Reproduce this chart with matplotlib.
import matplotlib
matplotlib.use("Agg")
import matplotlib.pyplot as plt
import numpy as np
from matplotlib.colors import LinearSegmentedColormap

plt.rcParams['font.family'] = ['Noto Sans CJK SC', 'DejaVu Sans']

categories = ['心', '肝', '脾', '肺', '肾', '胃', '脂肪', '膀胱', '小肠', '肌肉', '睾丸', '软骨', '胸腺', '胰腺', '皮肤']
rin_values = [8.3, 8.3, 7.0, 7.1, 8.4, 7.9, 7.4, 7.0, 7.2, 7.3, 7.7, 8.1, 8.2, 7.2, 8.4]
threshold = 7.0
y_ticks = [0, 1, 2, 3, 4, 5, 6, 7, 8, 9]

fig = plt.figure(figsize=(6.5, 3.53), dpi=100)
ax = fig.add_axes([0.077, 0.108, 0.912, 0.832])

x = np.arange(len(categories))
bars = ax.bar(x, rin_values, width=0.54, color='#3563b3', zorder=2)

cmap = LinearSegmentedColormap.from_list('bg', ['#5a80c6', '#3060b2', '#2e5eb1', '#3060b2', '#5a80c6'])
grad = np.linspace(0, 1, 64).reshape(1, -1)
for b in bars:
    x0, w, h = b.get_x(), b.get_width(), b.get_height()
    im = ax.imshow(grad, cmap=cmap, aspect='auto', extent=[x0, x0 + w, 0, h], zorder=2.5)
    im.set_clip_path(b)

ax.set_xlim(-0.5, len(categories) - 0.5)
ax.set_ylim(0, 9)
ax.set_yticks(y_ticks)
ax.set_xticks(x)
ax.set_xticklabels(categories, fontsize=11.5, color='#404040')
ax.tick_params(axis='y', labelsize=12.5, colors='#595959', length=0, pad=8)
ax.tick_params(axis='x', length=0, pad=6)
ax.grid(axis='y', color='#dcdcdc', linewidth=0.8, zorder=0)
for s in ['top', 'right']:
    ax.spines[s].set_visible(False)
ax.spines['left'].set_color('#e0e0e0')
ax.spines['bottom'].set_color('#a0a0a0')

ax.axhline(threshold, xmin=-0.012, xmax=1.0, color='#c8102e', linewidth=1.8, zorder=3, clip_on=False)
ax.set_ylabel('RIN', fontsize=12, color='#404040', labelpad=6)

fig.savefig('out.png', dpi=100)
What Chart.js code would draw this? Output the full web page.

▶ **Exercise requirements**: Transcribe the entire listing above precisely.

▶ **Written answer**:
Reproduce this chart with matplotlib.
import matplotlib
matplotlib.use("Agg")
import matplotlib.pyplot as plt
import numpy as np
from matplotlib.colors import LinearSegmentedColormap

plt.rcParams['font.family'] = ['Noto Sans CJK SC', 'DejaVu Sans']

categories = ['心', '肝', '脾', '肺', '肾', '胃', '脂肪', '膀胱', '小肠', '肌肉', '睾丸', '软骨', '胸腺', '胰腺', '皮肤']
rin_values = [8.3, 8.3, 7.0, 7.1, 8.4, 7.9, 7.4, 7.0, 7.2, 7.3, 7.7, 8.1, 8.2, 7.2, 8.4]
threshold = 7.0
y_ticks = [0, 1, 2, 3, 4, 5, 6, 7, 8, 9]

fig = plt.figure(figsize=(6.5, 3.53), dpi=100)
ax = fig.add_axes([0.077, 0.108, 0.912, 0.832])

x = np.arange(len(categories))
bars = ax.bar(x, rin_values, width=0.54, color='#3563b3', zorder=2)

cmap = LinearSegmentedColormap.from_list('bg', ['#5a80c6', '#3060b2', '#2e5eb1', '#3060b2', '#5a80c6'])
grad = np.linspace(0, 1, 64).reshape(1, -1)
for b in bars:
    x0, w, h = b.get_x(), b.get_width(), b.get_height()
    im = ax.imshow(grad, cmap=cmap, aspect='auto', extent=[x0, x0 + w, 0, h], zorder=2.5)
    im.set_clip_path(b)

ax.set_xlim(-0.5, len(categories) - 0.5)
ax.set_ylim(0, 9)
ax.set_yticks(y_ticks)
ax.set_xticks(x)
ax.set_xticklabels(categories, fontsize=11.5, color='#404040')
ax.tick_params(axis='y', labelsize=12.5, colors='#595959', length=0, pad=8)
ax.tick_params(axis='x', length=0, pad=6)
ax.grid(axis='y', color='#dcdcdc', linewidth=0.8, zorder=0)
for s in ['top', 'right']:
    ax.spines[s].set_visible(False)
ax.spines['left'].set_color('#e0e0e0')
ax.spines['bottom'].set_color('#a0a0a0')

ax.axhline(threshold, xmin=-0.012, xmax=1.0, color='#c8102e', linewidth=1.8, zorder=3, clip_on=False)
ax.set_ylabel('RIN', fontsize=12, color='#404040', labelpad=6)

fig.savefig('out.png', dpi=100)
What Chart.js code would draw this? Output the full web page.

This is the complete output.